Just as the political speeches ring hollow with the usual rhetoric, the classic gangster/capitalist ideal of individualism is revealed to be an unobtainable myth. The bottom dwelling criminals who aspire to more by pulling one supposedly fool proof heist soon discover that they cannot possibly beat the system. While the myth of the lone enforcer is expressed though the Cogan character, he still answers to a committee of criminals via their lawyer, known simply as Driver (Richard Jenkins). And like in many Martin Scorsese films (especially Goodfellas,which shares Killing Them Softly actor Ray Liotta) as well as the cable television series The Sopranos (which shares actors including James Gandolfini) the characters aren’t guaranteed a big climatic finale. Some die off screen, some simply leave the narrative through more mundane plot developments. The romantic notion of hitting the big time and then exiting in a blaze of glory is undermined reflecting the reality that most people fade away with a whimper rather than a bang of a gun.

Cars play an important part in Killing Them Softly for also demythologising the promises of 21st century capitalism. Particularly in classical Hollywood cinema, cars have represented freedom, youthfulness and affluence. They are a perfect symbol of the Great American Dream; a mass-produced status symbol with the power to speed the owner away to a better place. In Killing Them Softly cars represent death. They are the recurring meeting place for Cogan and Driver where they debate who needs to die and who needs to be simply beaten in order to maintain the status quo. Furthermore all on screen deaths and other acts of violence occur inside cars or next to cars, stripping them of their liberating power and leaving them impotent.

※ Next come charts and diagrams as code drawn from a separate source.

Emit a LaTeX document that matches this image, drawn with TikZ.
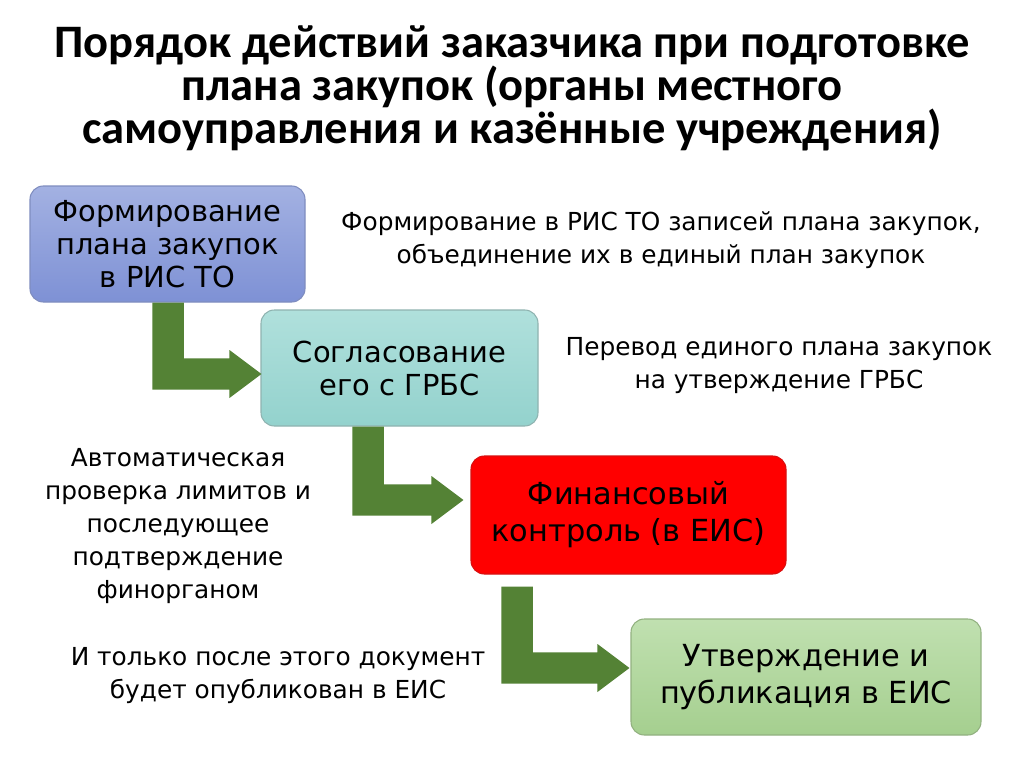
\documentclass[tikz,border=0pt]{standalone}
\usepackage{fontspec}
\setmainfont{DejaVu Sans}
\newfontfamily\titlefont{Carlito}
\usetikzlibrary{calc}
\definecolor{arrowgreen}{HTML}{548235}
\definecolor{b1top}{HTML}{A3B1E2}
\definecolor{b1bot}{HTML}{7E91D5}
\definecolor{b1edge}{HTML}{7F8DBF}
\definecolor{b2top}{HTML}{B0E0DC}
\definecolor{b2bot}{HTML}{93D2CD}
\definecolor{b2edge}{HTML}{8FB3B0}
\definecolor{b3fill}{HTML}{FF0000}
\definecolor{b3edge}{HTML}{D81010}
\definecolor{b4top}{HTML}{C0E0B0}
\definecolor{b4bot}{HTML}{A5CF8F}
\definecolor{b4edge}{HTML}{92B180}
\tikzset{
  box/.style={rectangle, rounded corners=10pt, align=center, line width=0.8pt,
    font=\fontsize{21.7}{24.75}\selectfont, inner sep=0pt},
  bigbox/.style={box, font=\fontsize{22.8}{27.75}\selectfont},
  side/.style={align=center, font=\fontsize{18.6}{24.75}\selectfont, inner sep=0pt},
  title/.style={align=center, font=\titlefont\bfseries\fontsize{34.9}{32.25}\selectfont, inner sep=0pt},
}
% elbow arrow: #1 = top-left of vertical bar, #2 = tip
\newcommand\elbow[2]{%
  \fill[arrowgreen] let \p1=(#1), \p2=(#2) in
    (\x1,\y1) -- (\x1+23.5pt,\y1) -- (\x1+23.5pt,\y2+11.75pt) -- (\x2-24pt,\y2+11.75pt)
    -- (\x2-24pt,\y2+18pt) -- (\x2,\y2) -- (\x2-24pt,\y2-18pt) -- (\x2-24pt,\y2-11.75pt)
    -- (\x1,\y2-11.75pt) -- cycle;}
\begin{document}
\begin{tikzpicture}[x=0.75pt,y=-0.75pt]
\useasboundingbox[fill=white] (0,0) rectangle (1024,767);

\node[title] (title) at (512,88) {Порядок действий заказчика при подготовке\\плана закупок (органы местного\\самоуправления и казённые учреждения)};

\node[box, draw=b1edge, top color=b1top, bottom color=b1bot, minimum width=206.25pt, minimum height=87pt] (b1) at (167.5,244) {Формирование\\плана закупок\\в РИС ТО};
\node[box, draw=b2edge, top color=b2top, bottom color=b2bot, minimum width=207.75pt, minimum height=87pt] (b2) at (399.5,368) {Согласование\\его с ГРБС};
\node[bigbox, draw=b3edge, fill=b3fill, minimum width=236.25pt, minimum height=88.5pt] (b3) at (628.5,515) {Финансовый\\контроль (в ЕИС)};
\node[bigbox, draw=b4edge, top color=b4top, bottom color=b4bot, minimum width=262.5pt, minimum height=87pt] (b4) at (806,677) {Утверждение и\\публикация в ЕИС};

\node[side] (t1) at (661,240) {Формирование в РИС ТО записей плана закупок,\\объединение их в единый план закупок};
\node[side] (t2) at (779,366) {Перевод единого плана закупок\\на утверждение ГРБС};
\node[side] (t3) at (178,526) {Автоматическая\\проверка лимитов и\\последующее\\подтверждение\\финорганом};
\node[side] (t4) at (278,676) {И только после этого документ\\будет опубликован в ЕИС};

\coordinate (a1s) at ($(b1.south west)+(123,0)$);
\coordinate (a1t) at ($(b2.west)+(1,6)$);
\coordinate (a2s) at ($(b2.south west)+(92,0)$);
\coordinate (a2t) at ($(b3.west)+(-7,-15)$);
\coordinate (a3s) at ($(b3.south west)+(31,12)$);
\coordinate (a3t) at ($(b4.west)+(-1,-9)$);
\elbow{a1s}{a1t}
\elbow{a2s}{a2t}
\elbow{a3s}{a3t}
\end{tikzpicture}
\end{document}
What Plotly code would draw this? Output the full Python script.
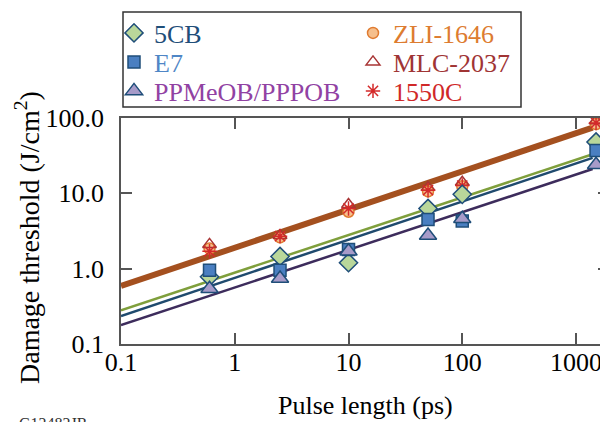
import plotly.graph_objects as go

pulse_ps = [0.6, 2.5, 10, 50, 100, 1500]

series_names = ["5CB", "ZLI-1646", "E7", "MLC-2037", "PPMeOB/PPPOB", "1550C"]
vals_5cb = [0.78, 1.45, 1.2, 6.3, 9.7, 48]
vals_zli = [1.85, 2.6, 5.7, 10.6, 12.4, 83]
vals_e7 = [0.95, 0.95, 1.8, 4.5, 4.3, 37]
vals_mlc = [2.1, 2.75, 7.1, 12, 14, 92]
vals_ppm = [0.54, 0.74, 1.7, 2.75, 4.6, 24]
vals_1550 = [1.7, 2.7, 6.3, 11, 12.7, 86]

fit_x = [0.1, 1400]
fit_brown = [0.59, 74.5]
fit_green = [0.28, 33]
fit_blue = [0.235, 29.6]
fit_purple = [0.178, 21]

x_tickvals = [0.1, 1, 10, 100, 1000]
x_ticktext = ["0.1", "1", "10", "100", "1000"]
y_tickvals = [0.1, 1, 10, 100]
y_ticktext = ["0.1", "1.0", "10.0", "100.0"]

FONT = "Liberation Serif, DejaVu Serif, serif"
EDGE = "#1f4e79"

# The page body adds an 8px offset; work in window pixels and convert.
OFF = 8
W, H = 608, 422
ML, MT = 121 - OFF, 118 - OFF
MR = W - (609 - OFF)
MB = H - (344 - OFF)
PW, PH = W - ML - MR, H - MT - MB


def wx(px):  # window px -> paper x
    return (px - OFF - ML) / PW


def wy(py):  # window px -> paper y
    return (H - MB - (py - OFF)) / PH


def cx(px):  # window px -> container x
    return (px - OFF) / W


def cy(py):  # window px -> container y
    return 1 - (py - OFF) / H


fig = go.Figure()

for ys, col, w in [(fit_brown, "#a4501f", 6), (fit_green, "#7f9f3c", 2.5),
                   (fit_blue, "#1f4a6e", 2.5), (fit_purple, "#3d2c5c", 2.5)]:
    fig.add_trace(go.Scatter(x=fit_x, y=ys, mode="lines", showlegend=False,
                             line=dict(color=col, width=w), hoverinfo="skip"))

styles = {
    "5CB": (vals_5cb, dict(symbol="diamond", size=14, color="#b9d79a", line=dict(color=EDGE, width=1.5)), "#1f4e79"),
    "ZLI-1646": (vals_zli, dict(symbol="circle", size=11, color="#f6bf8c", line=dict(color="#e07b30", width=1.5)), "#dd7c30"),
    "E7": (vals_e7, dict(symbol="square", size=12, color="#4a7fc1", line=dict(color=EDGE, width=1.5)), "#4f86c6"),
    "MLC-2037": (vals_mlc, dict(symbol="triangle-up-open", size=12, color="#a83434", line=dict(color="#a83434", width=1.5)), "#a03434"),
    "PPMeOB/PPPOB": (vals_ppm, dict(symbol="triangle-up", size=15, color="#a79bc9", line=dict(color=EDGE, width=1.5)), "#9142a3"),
    "1550C": (vals_1550, dict(symbol="asterisk-open", size=12, color="#d42a2a", line=dict(color="#d42a2a", width=1.5)), "#d02828"),
}

# legend slot (window px): name -> (legend id, left x, row centre y)
legend_slots = {
    "5CB": ("legend", 114, 33),
    "E7": ("legend2", 114, 62),
    "PPMeOB/PPPOB": ("legend3", 114, 91),
    "ZLI-1646": ("legend4", 353, 33),
    "MLC-2037": ("legend5", 353, 62),
    "1550C": ("legend6", 353, 91),
}

draw_order = ["ZLI-1646", "MLC-2037", "1550C", "5CB", "E7", "PPMeOB/PPPOB"]
for name in draw_order:
    vals, marker, tcol = styles[name]
    fig.add_trace(go.Scatter(
        x=pulse_ps, y=vals, mode="markers", marker=marker,
        name=f"<span style='color:{tcol}'>{name}</span>",
        legend=legend_slots[name][0],
    ))

axis_common = dict(
    type="log", showgrid=False, zeroline=False,
    showline=True, linecolor="#555555", linewidth=1.5, mirror="ticks",
    ticks="inside", ticklen=11, tickwidth=1.5, tickcolor="#555555",
    tickfont=dict(family=FONT, size=26, color="black"),
)

legend_common = dict(
    orientation="v", xref="container", yref="container",
    xanchor="left", yanchor="middle",
    borderwidth=0, bgcolor="rgba(0,0,0,0)",
    font=dict(family=FONT, size=26),
    itemwidth=30,
)

legends = {}
for name, (lid, lx, ly) in legend_slots.items():
    legends[lid] = dict(legend_common, x=cx(lx), y=cy(ly))

fig.update_layout(
    width=W, height=H,
    margin=dict(l=ML, r=MR, t=MT, b=MB, autoexpand=False),
    paper_bgcolor="white", plot_bgcolor="white",
    font=dict(family=FONT, color="black"),
    xaxis=dict(axis_common, range=[-1, 3.29], tickvals=x_tickvals, ticktext=x_ticktext,
               ticklabelstandoff=-6),
    yaxis=dict(axis_common, range=[-1, 2], tickvals=y_tickvals, ticktext=y_ticktext,
               ticklabelstandoff=10),
    showlegend=True,
    **legends,
)

fig.add_shape(type="rect", xref="paper", yref="paper",
              x0=wx(123), x1=wx(521), y0=wy(107), y1=wy(12),
              line=dict(color="#333333", width=1.5), fillcolor="rgba(0,0,0,0)", layer="above")

fig.add_annotation(text="Pulse length (ps)", xref="paper", yref="paper",
                   x=wx(365), y=wy(405), xanchor="center", yanchor="middle",
                   showarrow=False, font=dict(family=FONT, size=26, color="black"))
fig.add_annotation(text="Damage threshold (J/cm<sup>2</sup>)", xref="paper", yref="paper",
                   x=wx(27), y=wy(238), xanchor="center", yanchor="middle",
                   textangle=-90, showarrow=False, font=dict(family=FONT, size=28, color="black"))

fig.add_annotation(text="G12482JR", xref="paper", yref="paper",
                   x=wx(17), y=wy(413), xanchor="left", yanchor="top",
                   showarrow=False, font=dict(family=FONT, size=16, color="#333333"))

fig.write_html("out.html")
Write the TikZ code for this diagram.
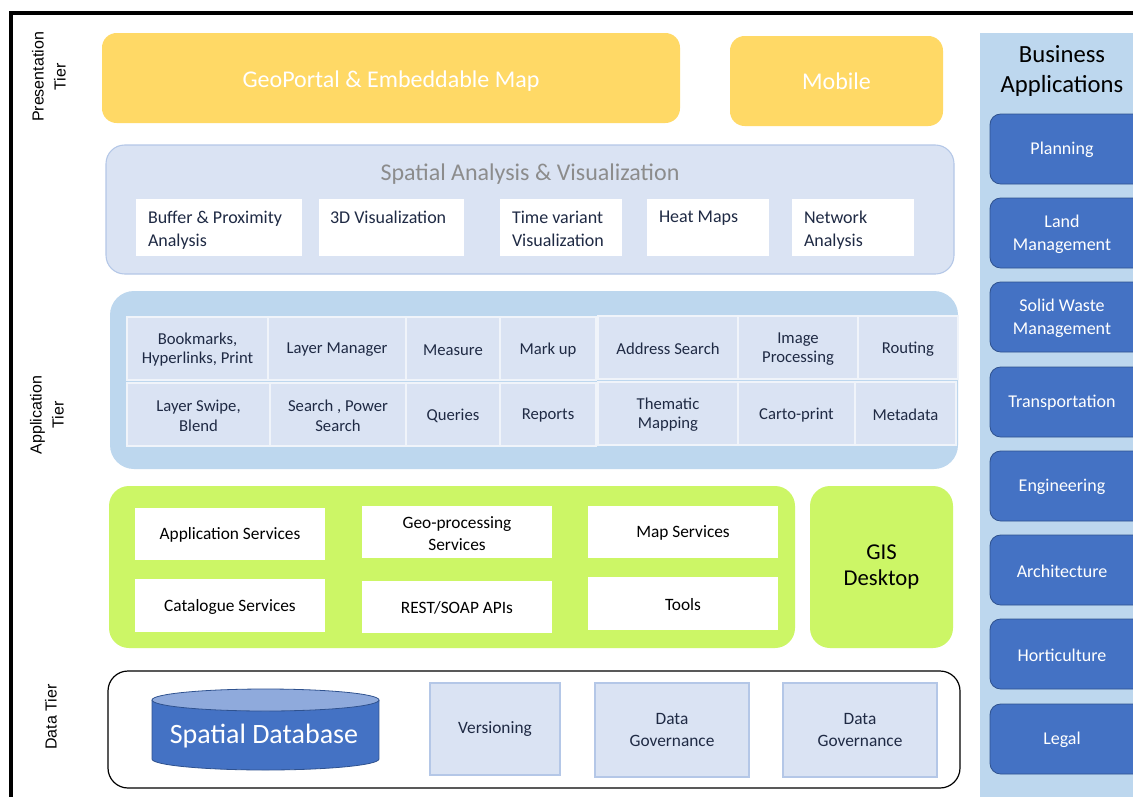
\documentclass[tikz,border=0pt]{standalone}
\usepackage{fontspec}
\setmainfont{Carlito}
\newfontfamily\arialf{Liberation Sans}
\usetikzlibrary{fit}
\definecolor{yel}{HTML}{FFD966}
\definecolor{palebl}{HTML}{DAE3F3}
\definecolor{palebd}{HTML}{B4C7E7}
\definecolor{midbl}{HTML}{BDD7EE}
\definecolor{blu}{HTML}{4472C4}
\definecolor{bludk}{HTML}{2F528F}
\definecolor{limeg}{RGB}{204,246,102}
\definecolor{txt}{HTML}{1F2A44}
\definecolor{greyt}{HTML}{8C8C8C}
\definecolor{dbtop}{HTML}{8FAADC}
\tikzset{
 yelbox/.style={fill=yel, rounded corners=11pt, inner sep=0pt, text=white, font=\fontsize{18}{20}\selectfont},
 sppanel/.style={fill=palebl, draw=palebd, line width=0.8pt, rounded corners=14pt, inner sep=0pt},
 whitebox/.style={fill=white, inner sep=0pt},
 sptext/.style={anchor=north west, align=left, text=txt, inner sep=0pt, font=\fontsize{13.5}{17}\selectfont},
 apppanel/.style={fill=midbl, rounded corners=18pt, inner sep=0pt},
 cell/.style={fill=palebl, draw=white!60!palebl, line width=1pt, inner sep=0pt, align=center, text=txt, font=\fontsize{12.5}{14.5}\selectfont},
 limepanel/.style={fill=limeg, rounded corners=15pt, inner sep=0pt},
 svcbox/.style={fill=white, inner sep=0pt, align=center, text=black, font=\fontsize{13}{16.5}\selectfont},
 datapanel/.style={draw=black, line width=0.9pt, fill=white, rounded corners=15pt, inner sep=0pt},
 dbox/.style={fill=palebl, draw=palebd, line width=0.8pt, inner sep=0pt, align=center, text=txt, font=\fontsize{13}{17}\selectfont},
 bizbox/.style={fill=blu, draw=bludk, line width=0.6pt, rounded corners=8pt, inner sep=0pt, align=center, text=white, font=\fontsize{13.5}{17}\selectfont},
 tierlabel/.style={rotate=90, align=center, inner sep=0pt, font=\arialf\fontsize{12}{16.5}\selectfont},
 frameline/.style={line width=3pt, black},
}
\begin{document}
\begin{tikzpicture}[x=0.75pt,y=-0.75pt]
\clip (0,0) rectangle (1133,797);
\fill[white] (0,0) rectangle (1133,797);
% frame
\coordinate (ftl) at (11,13);
\coordinate (ftr) at (1140,13);
\coordinate (fbl) at (11,800);
\draw[frameline] (ftr) -- (ftl) -- (fbl);

% tier labels
\node[tierlabel] (lpres) at (49,77) {Presentation\\Tier};
\node[tierlabel] (lapp) at (47,415) {Application\\Tier};
\node[tierlabel] (ldata) at (51,717) {Data Tier};

% Presentation tier
\node[yelbox, fit={(102,33) (680,123)}] (geo) {};
\node[text=white, font=\fontsize{18}{20}\selectfont] at ([yshift=-2.5pt]geo.center) {GeoPortal \& Embeddable Map};
\node[yelbox, fit={(730,36) (943,126)}] (mob) {};
\node[text=white, font=\fontsize{18}{20}\selectfont] at (mob.center) {Mobile};

% Spatial analysis
\node[sppanel, fit={(106,145) (954,274)}] (spa) {};
\node[text=greyt, font=\fontsize{18}{20}\selectfont] (spat) at (530,174) {Spatial Analysis \& Visualization};
\node[whitebox, fit={(136,199) (302,256)}] (s1) {};
\node[whitebox, fit={(319,199) (464,256)}] (s2) {};
\node[whitebox, fit={(500,199) (622,256)}] (s3) {};
\node[whitebox, fit={(647,199) (769,256)}] (s4) {};
\node[whitebox, fit={(792,199) (914,256)}] (s5) {};
\node[sptext] at ([shift={(12,12)}]s1.north west) {Buffer \& Proximity\\Analysis};
\node[sptext] at ([shift={(11,12)}]s2.north west) {3D Visualization};
\node[sptext] at ([shift={(12,12)}]s3.north west) {Time variant\\Visualization};
\node[sptext] at ([shift={(12,12)}]s4.north west) {Heat Maps};
\node[sptext] at ([shift={(12,12)}]s5.north west) {Network\\Analysis};

% Application panel
\node[apppanel, fit={(110,291) (958,469)}] (app) {};
\node[cell, fit={(127,317) (268,380)}] (a11) {};
\node[cell, fit={(268,317) (406,380)}] (a12) {};
\node[cell, fit={(406,317) (500,380)}] (a13) {};
\node[cell, fit={(500,317) (596,380)}] (a14) {};
\node[cell, fit={(598,316) (738,379)}] (a15) {};
\node[cell, fit={(738,316) (858,379)}] (a16) {};
\node[cell, fit={(858,316) (958,379)}] (a17) {};
\node[cell, fit={(127,383) (270,446)}] (a21) {};
\node[cell, fit={(270,383) (406,446)}] (a22) {};
\node[cell, fit={(406,383) (500,446)}] (a23) {};
\node[cell, fit={(500,383) (596,446)}] (a24) {};
\node[cell, fit={(598,382) (738,445)}] (a25) {};
\node[cell, fit={(738,382) (855,445)}] (a26) {};
\node[cell, fit={(855,382) (956,445)}] (a27) {};
\foreach \n/\t in {a11/{Bookmarks,\\Hyperlinks, Print}, a12/{Layer Manager}, a13/{Measure}, a14/{Mark up},
  a15/{Address Search}, a16/{Image\\Processing}, a17/{Routing},
  a21/{Layer Swipe,\\Blend}, a22/{Search , Power\\Search}, a23/{Queries}, a24/{Reports},
  a25/{Thematic\\Mapping}, a26/{Carto-print}, a27/{Metadata}}
  \node[align=center, text=txt, font=\fontsize{12.5}{14.5}\selectfont] at ([yshift=-1pt]\n.center) {\t};

% Services
\node[limepanel, fit={(109,486) (795,648)}] (svc) {};
\node[limepanel, fit={(810,486) (953,648)}] (gis) {};
\node[align=center, font=\fontsize{17}{20}\selectfont] at (gis.center) {GIS\\Desktop};
\node[svcbox, fit={(135,508) (325,560)}] (v1) {};
\node[svcbox, fit={(362,506) (552,558)}] (v2) {};
\node[svcbox, fit={(588,506) (778,558)}] (v3) {};
\node[svcbox, fit={(135,579) (325,632)}] (v4) {};
\node[svcbox, fit={(362,581) (552,633)}] (v5) {};
\node[svcbox, fit={(588,577) (778,630)}] (v6) {};
\foreach \n/\t in {v1/{Application Services}, v2/{Geo-processing\\Services}, v3/{Map Services},
  v4/{Catalogue Services}, v5/{REST/SOAP APIs}, v6/{Tools}}
  \node[align=center, font=\fontsize{13}{16.5}\selectfont] at ([yshift=-1pt]\n.center) {\t};

% Data tier
\node[datapanel, fit={(108,671) (960,788)}] (data) {};
\coordinate (dbtl) at (152,700);
\coordinate (dbbl) at (152,759);
\coordinate (dbtr) at (379,700);
\fill[blu] (dbtl) -- (dbbl) arc[start angle=180, end angle=360, x radius=85.1pt, y radius=8.25pt] -- (dbtr) -- cycle;
\draw[bludk, line width=0.6pt] (dbtl) -- (dbbl) arc[start angle=180, end angle=360, x radius=85.1pt, y radius=8.25pt] -- (dbtr);
\filldraw[fill=dbtop, draw=bludk, line width=0.6pt] (265.5,700) ellipse [x radius=85.1pt, y radius=8.25pt];
\node[text=white, font=\fontsize{21}{24}\selectfont] (db) at (264,736) {Spatial Database};
\node[dbox, fit={(430,683) (560,775)}] (d1) {};
\node[dbox, fit={(595,683) (749,777)}] (d2) {};
\node[dbox, fit={(783,683) (937,777)}] (d3) {};
\node[align=center, text=txt, font=\fontsize{13}{17}\selectfont] at (d1.center) {Versioning};
\node[align=center, text=txt, font=\fontsize{13}{17}\selectfont] at (d2.center) {Data\\Governance};
\node[align=center, text=txt, font=\fontsize{13}{17}\selectfont] at (d3.center) {Data\\Governance};

% Business applications
\fill[midbl] (980,33) rectangle (1140,800);
\node[align=center, font=\fontsize{18.5}{23}\selectfont] (biz) at (1062,71) {Business\\Applications};
\foreach \n/\y/\t in {b1/114/{Planning}, b2/198/{Land\\Management}, b3/282/{Solid Waste\\Management},
  b4/367/{Transportation}, b5/451/{Engineering}, b6/535/{Architecture}, b7/619/{Horticulture}, b8/704/{Legal}}
{
  \node[bizbox, fit={(990,\y) (1145,\y+70)}] (\n) {};
  \node[align=center, text=white, font=\fontsize{13.5}{17}\selectfont] at (1062,\y+36) {\t};
}
\end{tikzpicture}
\end{document}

The cynical and ruthless themes are also expressed visually. The brown and orange look of the film captures the feelings of decay and depression, establishing the setting as a type of urban frontier; untamed and existing on the fringes. The jarring sound and visual editing during the credits and opening scene very effectively establish the unnerving and fragmented world that the film takes place in. Most impressive is the extraordinary sound design and Greig Fraser’s cinematography. The heist scene boasts an almost unbearable tension while key scenes of violence are turned in grotesque mini-performance pieces where every time a punch lands or a gun is fired, the moment is experienced viscerally by the audience. One disturbing yet captivating death scene is shot in ultra slow motion to become a visual symphony of rain, broken glass and blood. Other characters may fade away, but those who do get to exit dramatically become a spectacle of brutality and agony, where the audience experiences every splatter of blood and every torn piece of flesh.

Killing Them Softly is the work of an extremely confident filmmaker. While having previously explored larger than life criminals/anti-heroes in Chopper (2000) and The Assassination of Jesse James by the Coward Robert Ford (2007) Andrew Dominik reaches new heights with this crime parable. Incorporating several stunning stylised moments with a grim, gritty reality, Killing Them Softly is an engrossing vision of hell where status, money and image have become the ultimate goals and human life is just another commodity to be traded.